Sono 522 le aziende eccellenti a livello nazionale, in aumento dalle 448 individuate l’anno scorso (si veda altro articolo di BeBeez). Il dato è emerso ieri nel corso della presentazione della nona edizione dell’Osservatorio Pmi, ideato e curato da Global Strategy, società di consulenza strategica e finanziaria fondata e guidata da Antonella Negri-Clementi.
Global Strategy seleziona autonomamente le aziende, analizza i bilanci e i dati di oltre 40 mila imprese italiane manifatturiere e di servizi, focalizzandosi sulle circa 7.500 aziende che registrano un valore della produzione tra 20 e 250 milioni. Le “aziende eccellenti” di Global Strategy sono quelle che negli ultimi cinque anni hanno superato la media del loro specifico settore in oltre 10 parametri economico-finanziari e patrimoniali. In particolare sono aziende che sono cresciute a ritmo sostenuto e contemporaneamente sono state in grado di abbassare il proprio indebitamento
Il numero delle aziende eccellenti è stato calcolato sui dati di bilancio 2015, i cui numeri stati poi arricchiti e aggiornati con interviste agli imprenditori per avere il polso dell’ultimo anno e soprattutto delle prospettive.
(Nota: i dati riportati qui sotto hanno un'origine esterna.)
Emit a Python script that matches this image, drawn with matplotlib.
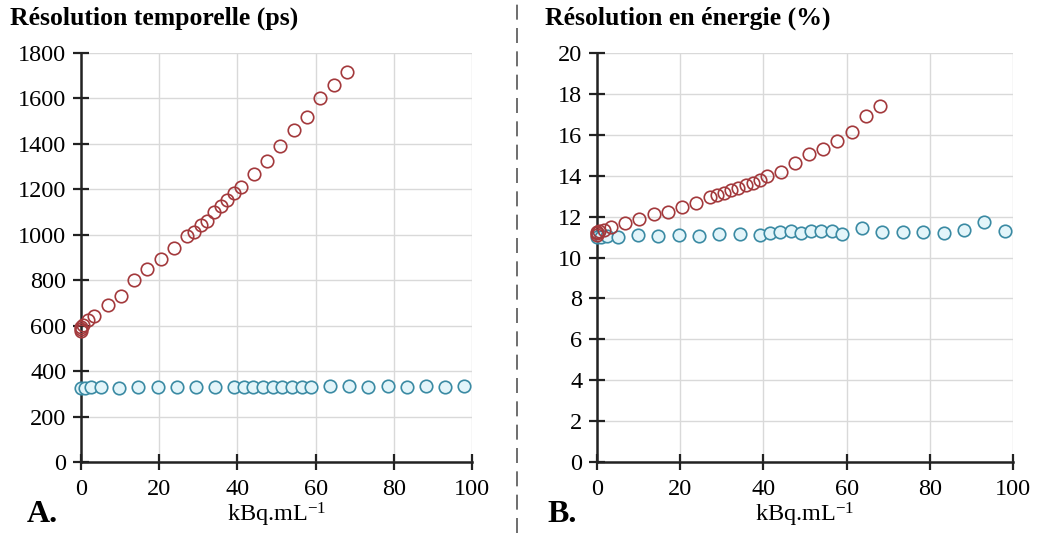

Tra i principali trend emersi quest’anno c’è la ripresa del Nordest, da cui proviene il 34% delle aziende eccellenti, con numeri in crescita in Veneto, Emilia-Romagna, Puglia e Abruzzo. Proprio in merito al sud, aumenta la penetrazione delle eccellenti e passa all’8,2% contro una media del 7%.
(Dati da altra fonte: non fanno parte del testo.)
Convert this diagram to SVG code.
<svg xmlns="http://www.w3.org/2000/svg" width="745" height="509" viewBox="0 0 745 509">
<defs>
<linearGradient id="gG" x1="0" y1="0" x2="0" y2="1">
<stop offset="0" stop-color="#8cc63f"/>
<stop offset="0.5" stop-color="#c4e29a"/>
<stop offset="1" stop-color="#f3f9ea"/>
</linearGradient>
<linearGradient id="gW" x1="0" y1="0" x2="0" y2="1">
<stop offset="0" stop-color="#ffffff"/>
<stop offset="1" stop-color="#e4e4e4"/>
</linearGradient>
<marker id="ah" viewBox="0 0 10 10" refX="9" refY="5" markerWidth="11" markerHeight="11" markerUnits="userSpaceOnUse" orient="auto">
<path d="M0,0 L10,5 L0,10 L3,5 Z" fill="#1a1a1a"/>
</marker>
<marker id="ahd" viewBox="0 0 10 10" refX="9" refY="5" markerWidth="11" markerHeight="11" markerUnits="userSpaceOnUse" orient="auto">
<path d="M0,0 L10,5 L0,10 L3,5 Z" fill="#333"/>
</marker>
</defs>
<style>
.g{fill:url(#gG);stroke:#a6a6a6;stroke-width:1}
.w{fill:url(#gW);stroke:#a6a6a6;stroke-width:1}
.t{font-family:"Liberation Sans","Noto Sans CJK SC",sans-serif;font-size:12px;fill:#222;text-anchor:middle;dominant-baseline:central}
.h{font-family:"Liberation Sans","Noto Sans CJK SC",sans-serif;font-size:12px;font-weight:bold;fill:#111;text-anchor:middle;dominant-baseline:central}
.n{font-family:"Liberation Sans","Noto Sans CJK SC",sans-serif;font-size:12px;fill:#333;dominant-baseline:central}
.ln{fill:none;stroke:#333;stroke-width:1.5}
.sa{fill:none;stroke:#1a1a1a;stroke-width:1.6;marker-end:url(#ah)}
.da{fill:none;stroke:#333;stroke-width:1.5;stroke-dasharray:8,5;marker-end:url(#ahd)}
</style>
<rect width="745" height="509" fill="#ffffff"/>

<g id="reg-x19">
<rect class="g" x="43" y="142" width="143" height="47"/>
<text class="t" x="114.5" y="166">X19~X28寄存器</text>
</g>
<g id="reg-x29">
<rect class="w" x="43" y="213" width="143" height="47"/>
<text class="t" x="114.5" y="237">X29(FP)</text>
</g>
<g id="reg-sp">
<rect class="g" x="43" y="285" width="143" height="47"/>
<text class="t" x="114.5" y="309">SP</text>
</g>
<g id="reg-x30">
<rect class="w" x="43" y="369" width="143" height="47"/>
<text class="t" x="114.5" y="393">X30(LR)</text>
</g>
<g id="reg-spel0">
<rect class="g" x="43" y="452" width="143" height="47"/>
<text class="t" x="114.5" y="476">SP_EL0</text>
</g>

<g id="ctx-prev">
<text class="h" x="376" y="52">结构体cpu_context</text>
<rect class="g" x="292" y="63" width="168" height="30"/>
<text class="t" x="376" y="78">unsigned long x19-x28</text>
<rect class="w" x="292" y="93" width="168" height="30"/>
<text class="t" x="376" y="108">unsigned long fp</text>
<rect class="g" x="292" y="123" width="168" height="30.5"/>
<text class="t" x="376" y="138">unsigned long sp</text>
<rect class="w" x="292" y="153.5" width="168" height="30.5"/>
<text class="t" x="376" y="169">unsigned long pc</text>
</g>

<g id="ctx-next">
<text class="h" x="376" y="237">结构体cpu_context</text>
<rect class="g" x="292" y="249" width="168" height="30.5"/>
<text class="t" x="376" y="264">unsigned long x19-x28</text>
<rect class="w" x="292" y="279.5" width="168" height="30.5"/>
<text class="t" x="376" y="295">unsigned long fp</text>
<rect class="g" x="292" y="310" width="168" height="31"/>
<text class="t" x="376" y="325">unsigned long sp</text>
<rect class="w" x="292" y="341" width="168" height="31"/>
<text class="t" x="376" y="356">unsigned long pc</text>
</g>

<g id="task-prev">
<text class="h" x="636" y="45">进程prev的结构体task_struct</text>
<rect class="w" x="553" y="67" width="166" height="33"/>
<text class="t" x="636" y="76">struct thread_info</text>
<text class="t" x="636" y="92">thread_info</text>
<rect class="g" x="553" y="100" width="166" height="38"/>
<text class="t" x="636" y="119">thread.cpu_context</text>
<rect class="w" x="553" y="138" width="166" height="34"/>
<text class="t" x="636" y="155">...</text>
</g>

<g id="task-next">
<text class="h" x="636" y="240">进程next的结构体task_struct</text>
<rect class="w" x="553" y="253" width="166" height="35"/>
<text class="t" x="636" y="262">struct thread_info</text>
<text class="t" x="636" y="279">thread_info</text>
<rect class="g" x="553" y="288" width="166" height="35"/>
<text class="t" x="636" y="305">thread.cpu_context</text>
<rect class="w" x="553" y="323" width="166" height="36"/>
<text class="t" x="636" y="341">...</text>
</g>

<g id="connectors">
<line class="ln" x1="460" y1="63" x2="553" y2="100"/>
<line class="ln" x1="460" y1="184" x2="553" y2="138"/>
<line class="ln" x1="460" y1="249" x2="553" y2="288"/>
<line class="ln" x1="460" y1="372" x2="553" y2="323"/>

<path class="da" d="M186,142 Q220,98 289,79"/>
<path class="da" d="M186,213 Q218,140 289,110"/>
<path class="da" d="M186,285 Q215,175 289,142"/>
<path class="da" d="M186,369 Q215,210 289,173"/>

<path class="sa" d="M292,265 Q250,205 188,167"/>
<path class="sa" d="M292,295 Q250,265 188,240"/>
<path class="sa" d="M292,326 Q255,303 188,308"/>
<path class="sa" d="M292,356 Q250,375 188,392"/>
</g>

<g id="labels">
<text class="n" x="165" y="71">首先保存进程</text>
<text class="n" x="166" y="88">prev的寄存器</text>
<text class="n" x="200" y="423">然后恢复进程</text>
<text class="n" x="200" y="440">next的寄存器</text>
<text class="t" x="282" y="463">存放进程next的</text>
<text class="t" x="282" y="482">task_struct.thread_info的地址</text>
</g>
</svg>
Altro fattore importante riguarda i settori, visto che il food&beverage supera la meccanica e diventa “il settore eccellente”. In aumento anche le assunzioni, che nelle aziende identificate da Global Strategy hanno creato 16 mila posti di lavoro in cinque anni. Le chiavi del successo e delle crescita si confermano innovazione (industria 4.0), internazionalizzazione, investimenti e il presidio di nicchie di mercato.
In particolare, sul tema industria 4.0, le aziende eccellenti ritengono che questo approccio possa portare a un aumento della produttività (64%), a una riduzione dei costi di produzione (43%) e a un miglioramento della qualità del prodotto (36%). Il 4.0 avrà inoltre un forte impatto sull’occupazione, ma non in accezione negativa: solo per il 17% degli intervistati si ridurrà il numero di occupati a livello macroeconomico: cambieranno i processi organizzativi interni, che dovranno essere gestiti con risorse sempre più complete e con maggiori responsabilità.